Image credit: Eva & Franco

Artists

Rafaël Rozendaal is a Dutch-Brazillian visual artist who uses the internet as his canvas. Since 1999 Rozendaal has been making websites as artworks, unique abstract compositions coded with ever generating algorithms. His websites attract 40 million visits per year. He also creates installations, tapestries, lenticulars, haiku, lectures, and a podcast.

He’s exhibited in Times Square, and Centre Pompidou, Valencia Biennial, Casa Franca Brasil Rio, TSCA Gallery Tokyo, Seoul Art Square and Stedelijk Museum amongst others. Rozendaal is a pioneer in the idea of collecting digital art in the form of websites. Since first creating these digital works, they have been sold to collectors who become the owners via a dedicated domain name. His early and ongoing digital sales served as a precursor to NFTs, predicting the idea of digital art collecting. Now Rozendaal uses hosts Artblocks to produce NFTs, in particular a series that has gone on  raise over $400K for arts and tech organisation Rhizome.

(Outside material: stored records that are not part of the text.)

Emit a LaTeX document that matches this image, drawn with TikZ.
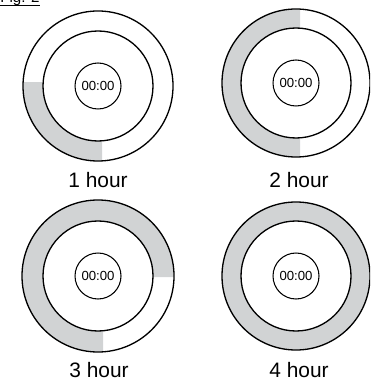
\documentclass[tikz,border=0pt]{standalone}
\usepackage{fontspec}
\setmainfont{Liberation Sans}
\usetikzlibrary{positioning}
\definecolor{ringgray}{RGB}{209,211,212}

\begin{document}
\begin{tikzpicture}[
x=0.02cm,y=-0.02cm,
ring/.style={draw,line width=0.75pt},
ringfill/.style={fill=ringgray,even odd rule},
display/.style={draw,circle,line width=0.6pt,minimum size=0.92cm,inner sep=0pt,font=\fontsize{7.5}{9}\selectfont},
hourlabel/.style={anchor=base,inner sep=0pt,font=\fontsize{11.9}{14}\selectfont}]
\clip (0,0) rectangle (370,381);
\node (figlabel) [anchor=base west,inner sep=0pt,font=\fontsize{8.6}{10}\selectfont] at (0,2.8) {Fig. 2};
\draw[line width=0.5pt] ([yshift=-1.3pt]figlabel.base west) -- ([yshift=-1.3pt]figlabel.base east);
% clock faces
\node (clock1) [display] at (98,86) {00:00};
\node (clock2) [display] at (296,83) {00:00};
\node (clock3) [display] at (98,276) {00:00};
\node (clock4) [display] at (296,276) {00:00};
% grey part of each ring
\begin{scope}
\clip (0,83) rectangle (102,190);
\fill[ringfill] (clock1.center) circle[radius=75] (clock1.center) circle[radius=55];
\end{scope}
\begin{scope}
\clip (190,0) rectangle (300,190);
\fill[ringfill] (clock2.center) circle[radius=74] (clock2.center) circle[radius=55];
\end{scope}
\begin{scope}
\clip (0,190) -- (370,190) -- (370,277) -- (103,277) -- (103,381) -- (0,381) -- cycle;
\fill[ringfill] (clock3.center) circle[radius=76] (clock3.center) circle[radius=55];
\end{scope}
\fill[ringfill] (clock4.center) circle[radius=74] (clock4.center) circle[radius=55];
% rings
\draw[ring] (clock1.center) circle[radius=75] (clock1.center) circle[radius=55];
\draw[ring] (clock2.center) circle[radius=74] (clock2.center) circle[radius=55];
\draw[ring] (clock3.center) circle[radius=76] (clock3.center) circle[radius=55];
\draw[ring] (clock4.center) circle[radius=74] (clock4.center) circle[radius=55];
\node (hour1) [hourlabel] at (98,188) {1 hour};
\node (hour2) [hourlabel] at (299,188) {2 hour};
\node (hour3) [hourlabel] at (99,377) {3 hour};
\node (hour4) [hourlabel] at (299,377) {4 hour};
\end{tikzpicture}
\end{document}
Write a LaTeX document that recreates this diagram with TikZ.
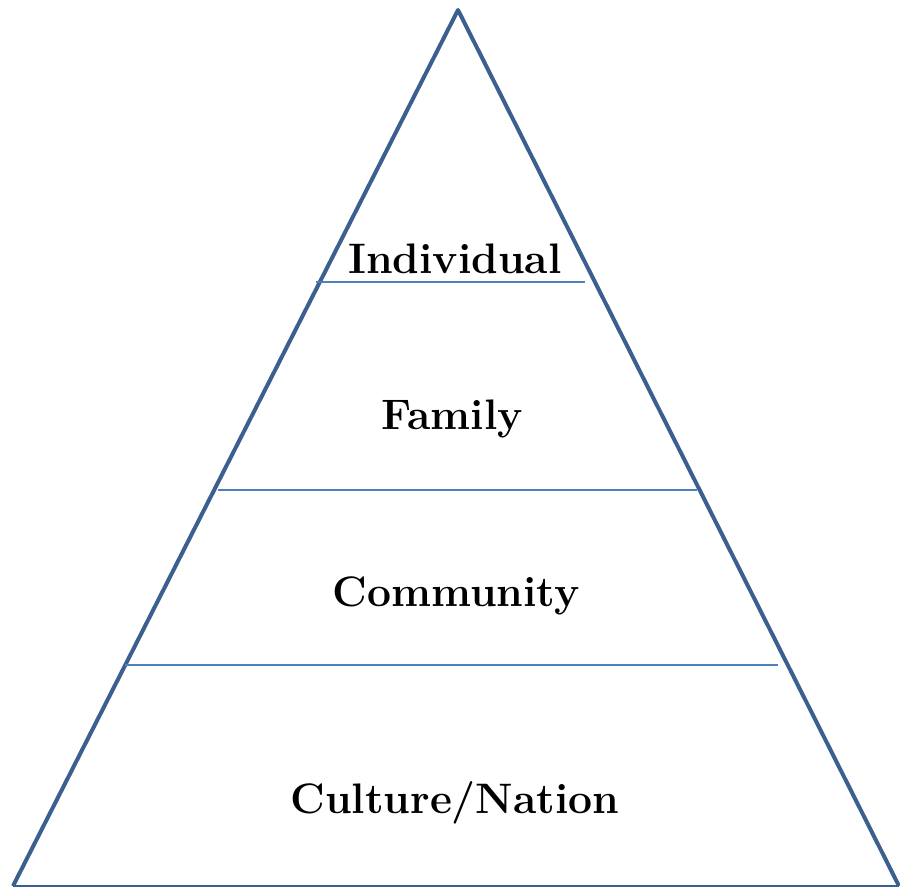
\documentclass[tikz,border=0pt]{standalone}
\usepackage{fontspec}

\begin{document}
\begin{tikzpicture}[x=0.75pt,y=0.75pt,yscale=-1,xscale=1,
  edge/.style={color={rgb, 255:red, 59; green, 96; blue, 143 },line width=3pt,line join=round},
  band/.style={color={rgb, 255:red, 79; green, 129; blue, 189 },line width=1.2pt},
  level/.style={font=\bfseries\fontsize{32}{38}\selectfont,inner sep=0pt}]
\useasboundingbox (0,0) rectangle (900,889);

%Shape: Triangle
\coordinate (apex) at (458,10);
\coordinate (baseL) at (13,886);
\coordinate (baseR) at (899,886);
\draw [edge] (baseL) -- (apex) -- (baseR) ;
\draw [color={rgb, 255:red, 59; green, 96; blue, 143 },line width=1.5pt] (baseL) -- (baseR) ;

%Straight Lines
\coordinate (b1L) at (316,282);
\coordinate (b1R) at (585,282);
\draw [band] (b1L) -- (b1R) ;
%Straight Lines
\coordinate (b2L) at (218,490);
\coordinate (b2R) at (697,490);
\draw [band] (b2L) -- (b2R) ;
%Straight Lines
\coordinate (b3L) at (125,665);
\coordinate (b3R) at (778,665);
\draw [band] (b3L) -- (b3R) ;

% Text Node
\node [level] (individual) at (455,259) {Individual};
% Text Node
\node [level] (family) at (452,419) {Family};
% Text Node
\node [level] (community) at (456,596) {Community};
% Text Node
\node [level] (culture) at (455,803) {Culture/Nation};

\end{tikzpicture}
\end{document}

Eva & Franco Mattes are an artist duo based in New York. They have continually made work that responds to and dissects our contemporary networked condition, always approaching the ethics and politics of life online with a darkly humorous edge. They have exhibited at Sharjah Art Foundation, SFMOMA,  Athens Biennale, Fondation Phi, Fotomuseum Winterthur (Zurich, 2021) and Site Gallery (Sheffield).(2018); . In 2001 they were among the youngest artists ever included in the Venice Biennale. Their works can be found in the collections of the SFMOMA, Whitney Museum of American Art, Fotomuseum Winterthur, X Museum, and the Walker Art Center. They are part of the collective Don’t Follow the Wind, a collaborative project that organized an inaccessible exhibition in the Fukushima Exclusion Zone (2015-present).